Skip the pictures. Set down, word for word, the lines from the start of the material up to and including the line with "0.99, 1.06, 1.33, 1.6, 1.91, 2.01, 2.41, 2.56]".

(DATA SECTION):
>>

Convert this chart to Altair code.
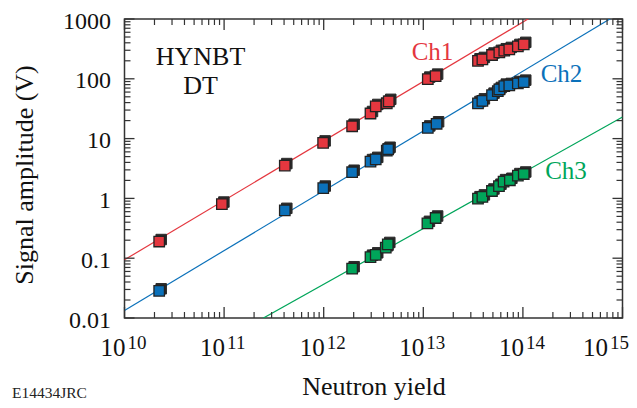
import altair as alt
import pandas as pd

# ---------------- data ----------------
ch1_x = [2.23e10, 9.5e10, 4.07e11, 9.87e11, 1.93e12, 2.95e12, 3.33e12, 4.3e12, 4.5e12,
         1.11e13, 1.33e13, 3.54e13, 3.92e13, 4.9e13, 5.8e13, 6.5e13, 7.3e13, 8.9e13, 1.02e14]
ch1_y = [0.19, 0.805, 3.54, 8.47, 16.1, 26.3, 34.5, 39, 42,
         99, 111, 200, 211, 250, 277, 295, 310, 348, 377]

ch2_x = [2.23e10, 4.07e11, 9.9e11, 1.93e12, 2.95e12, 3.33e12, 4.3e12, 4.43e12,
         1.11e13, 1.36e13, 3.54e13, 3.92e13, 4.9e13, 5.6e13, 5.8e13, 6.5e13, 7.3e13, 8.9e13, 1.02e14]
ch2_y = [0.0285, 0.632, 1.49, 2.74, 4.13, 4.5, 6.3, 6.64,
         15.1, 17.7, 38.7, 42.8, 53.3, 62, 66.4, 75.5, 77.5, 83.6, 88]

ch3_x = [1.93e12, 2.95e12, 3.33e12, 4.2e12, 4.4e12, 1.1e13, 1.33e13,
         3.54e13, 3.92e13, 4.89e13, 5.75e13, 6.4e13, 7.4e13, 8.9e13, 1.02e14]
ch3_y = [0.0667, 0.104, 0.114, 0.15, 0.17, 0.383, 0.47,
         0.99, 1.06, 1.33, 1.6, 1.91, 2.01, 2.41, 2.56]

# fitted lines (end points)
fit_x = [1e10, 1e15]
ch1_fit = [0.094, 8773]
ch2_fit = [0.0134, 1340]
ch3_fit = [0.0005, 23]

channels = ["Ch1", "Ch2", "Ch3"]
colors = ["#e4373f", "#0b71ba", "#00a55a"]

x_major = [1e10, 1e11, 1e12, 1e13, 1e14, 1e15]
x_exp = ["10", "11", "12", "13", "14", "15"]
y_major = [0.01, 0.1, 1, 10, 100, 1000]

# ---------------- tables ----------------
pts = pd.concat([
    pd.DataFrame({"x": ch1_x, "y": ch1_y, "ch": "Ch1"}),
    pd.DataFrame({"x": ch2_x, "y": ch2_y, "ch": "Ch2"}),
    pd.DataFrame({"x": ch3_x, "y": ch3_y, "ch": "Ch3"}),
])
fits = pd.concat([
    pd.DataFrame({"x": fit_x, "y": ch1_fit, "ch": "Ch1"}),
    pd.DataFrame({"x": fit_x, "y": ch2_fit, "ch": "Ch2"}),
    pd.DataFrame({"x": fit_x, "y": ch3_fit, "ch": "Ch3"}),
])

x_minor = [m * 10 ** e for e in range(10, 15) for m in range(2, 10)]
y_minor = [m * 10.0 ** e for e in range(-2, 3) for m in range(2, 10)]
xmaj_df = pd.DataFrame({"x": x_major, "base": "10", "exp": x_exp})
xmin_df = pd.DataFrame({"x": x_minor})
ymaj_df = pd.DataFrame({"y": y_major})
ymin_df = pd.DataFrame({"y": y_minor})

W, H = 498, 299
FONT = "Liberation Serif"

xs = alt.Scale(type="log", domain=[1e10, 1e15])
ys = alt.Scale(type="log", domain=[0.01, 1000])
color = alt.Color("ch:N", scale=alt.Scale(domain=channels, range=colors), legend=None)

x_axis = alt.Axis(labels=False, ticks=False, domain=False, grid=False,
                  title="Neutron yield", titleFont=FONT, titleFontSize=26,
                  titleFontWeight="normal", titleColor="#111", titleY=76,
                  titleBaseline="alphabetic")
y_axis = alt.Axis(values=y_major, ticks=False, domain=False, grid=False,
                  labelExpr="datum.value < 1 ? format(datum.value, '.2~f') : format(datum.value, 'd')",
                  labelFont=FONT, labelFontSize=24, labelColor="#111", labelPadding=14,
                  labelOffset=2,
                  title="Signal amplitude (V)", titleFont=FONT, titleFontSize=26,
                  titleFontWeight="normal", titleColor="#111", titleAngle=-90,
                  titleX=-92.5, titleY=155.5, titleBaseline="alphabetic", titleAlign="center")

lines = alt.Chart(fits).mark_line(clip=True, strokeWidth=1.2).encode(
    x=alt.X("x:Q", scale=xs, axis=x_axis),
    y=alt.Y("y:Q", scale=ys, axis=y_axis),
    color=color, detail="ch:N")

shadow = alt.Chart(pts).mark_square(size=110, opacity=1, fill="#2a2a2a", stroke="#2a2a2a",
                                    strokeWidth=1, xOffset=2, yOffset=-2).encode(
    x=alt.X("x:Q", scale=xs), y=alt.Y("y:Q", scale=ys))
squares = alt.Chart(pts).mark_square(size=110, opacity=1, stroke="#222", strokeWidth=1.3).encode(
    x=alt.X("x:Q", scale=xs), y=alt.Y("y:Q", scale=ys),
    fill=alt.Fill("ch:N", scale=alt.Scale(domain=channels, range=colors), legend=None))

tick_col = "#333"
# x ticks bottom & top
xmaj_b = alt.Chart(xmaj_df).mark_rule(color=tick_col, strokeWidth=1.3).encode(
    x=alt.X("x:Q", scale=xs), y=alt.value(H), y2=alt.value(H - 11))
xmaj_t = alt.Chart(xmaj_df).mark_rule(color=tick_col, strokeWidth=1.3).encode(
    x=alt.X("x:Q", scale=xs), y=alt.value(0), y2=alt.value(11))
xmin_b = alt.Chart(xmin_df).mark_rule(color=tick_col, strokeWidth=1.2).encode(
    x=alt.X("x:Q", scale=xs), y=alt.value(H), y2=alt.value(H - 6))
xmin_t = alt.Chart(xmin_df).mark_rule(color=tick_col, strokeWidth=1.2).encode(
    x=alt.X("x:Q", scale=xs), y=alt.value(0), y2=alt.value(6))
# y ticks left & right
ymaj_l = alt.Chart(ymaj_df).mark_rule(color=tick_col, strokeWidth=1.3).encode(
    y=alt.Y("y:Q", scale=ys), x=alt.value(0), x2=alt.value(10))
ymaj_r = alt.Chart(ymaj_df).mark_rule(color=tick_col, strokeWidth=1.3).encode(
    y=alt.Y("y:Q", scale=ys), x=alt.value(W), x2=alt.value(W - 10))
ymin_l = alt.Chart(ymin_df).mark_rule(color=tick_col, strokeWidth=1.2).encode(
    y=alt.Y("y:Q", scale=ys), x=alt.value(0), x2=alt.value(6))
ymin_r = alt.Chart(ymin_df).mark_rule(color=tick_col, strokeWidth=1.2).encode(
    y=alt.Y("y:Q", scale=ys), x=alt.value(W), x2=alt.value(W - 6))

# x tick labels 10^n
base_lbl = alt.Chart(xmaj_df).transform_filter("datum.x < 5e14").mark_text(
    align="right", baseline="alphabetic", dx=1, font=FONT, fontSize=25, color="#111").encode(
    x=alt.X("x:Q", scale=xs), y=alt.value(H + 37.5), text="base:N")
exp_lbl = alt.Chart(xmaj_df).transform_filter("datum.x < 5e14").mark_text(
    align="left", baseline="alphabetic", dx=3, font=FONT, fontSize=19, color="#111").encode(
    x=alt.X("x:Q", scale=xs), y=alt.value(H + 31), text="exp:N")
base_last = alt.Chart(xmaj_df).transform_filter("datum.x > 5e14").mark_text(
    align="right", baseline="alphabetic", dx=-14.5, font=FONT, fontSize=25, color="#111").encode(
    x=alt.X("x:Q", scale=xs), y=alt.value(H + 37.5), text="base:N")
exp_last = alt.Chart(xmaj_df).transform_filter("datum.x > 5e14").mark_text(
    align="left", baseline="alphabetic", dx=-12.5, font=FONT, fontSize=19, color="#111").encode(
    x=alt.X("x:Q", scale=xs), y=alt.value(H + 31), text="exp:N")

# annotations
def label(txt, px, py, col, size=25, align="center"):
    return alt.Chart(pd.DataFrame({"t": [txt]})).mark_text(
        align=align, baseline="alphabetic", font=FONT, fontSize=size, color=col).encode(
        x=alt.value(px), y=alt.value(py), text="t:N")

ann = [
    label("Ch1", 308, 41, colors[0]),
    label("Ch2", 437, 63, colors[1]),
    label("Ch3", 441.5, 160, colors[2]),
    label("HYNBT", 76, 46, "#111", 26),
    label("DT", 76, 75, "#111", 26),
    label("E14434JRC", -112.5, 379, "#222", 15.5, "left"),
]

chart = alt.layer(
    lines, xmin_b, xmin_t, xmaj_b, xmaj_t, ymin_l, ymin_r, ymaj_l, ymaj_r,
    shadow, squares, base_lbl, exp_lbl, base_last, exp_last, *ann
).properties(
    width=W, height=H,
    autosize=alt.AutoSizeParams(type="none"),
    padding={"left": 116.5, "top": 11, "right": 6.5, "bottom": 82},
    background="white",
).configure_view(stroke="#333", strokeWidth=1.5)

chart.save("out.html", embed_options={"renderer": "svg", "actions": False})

<<

(SOLUTION TO THIS EXERCISE):
Convert this chart to Altair code.
import altair as alt
import pandas as pd

# ---------------- data ----------------
ch1_x = [2.23e10, 9.5e10, 4.07e11, 9.87e11, 1.93e12, 2.95e12, 3.33e12, 4.3e12, 4.5e12,
         1.11e13, 1.33e13, 3.54e13, 3.92e13, 4.9e13, 5.8e13, 6.5e13, 7.3e13, 8.9e13, 1.02e14]
ch1_y = [0.19, 0.805, 3.54, 8.47, 16.1, 26.3, 34.5, 39, 42,
         99, 111, 200, 211, 250, 277, 295, 310, 348, 377]

ch2_x = [2.23e10, 4.07e11, 9.9e11, 1.93e12, 2.95e12, 3.33e12, 4.3e12, 4.43e12,
         1.11e13, 1.36e13, 3.54e13, 3.92e13, 4.9e13, 5.6e13, 5.8e13, 6.5e13, 7.3e13, 8.9e13, 1.02e14]
ch2_y = [0.0285, 0.632, 1.49, 2.74, 4.13, 4.5, 6.3, 6.64,
         15.1, 17.7, 38.7, 42.8, 53.3, 62, 66.4, 75.5, 77.5, 83.6, 88]

ch3_x = [1.93e12, 2.95e12, 3.33e12, 4.2e12, 4.4e12, 1.1e13, 1.33e13,
         3.54e13, 3.92e13, 4.89e13, 5.75e13, 6.4e13, 7.4e13, 8.9e13, 1.02e14]
ch3_y = [0.0667, 0.104, 0.114, 0.15, 0.17, 0.383, 0.47,
         0.99, 1.06, 1.33, 1.6, 1.91, 2.01, 2.41, 2.56]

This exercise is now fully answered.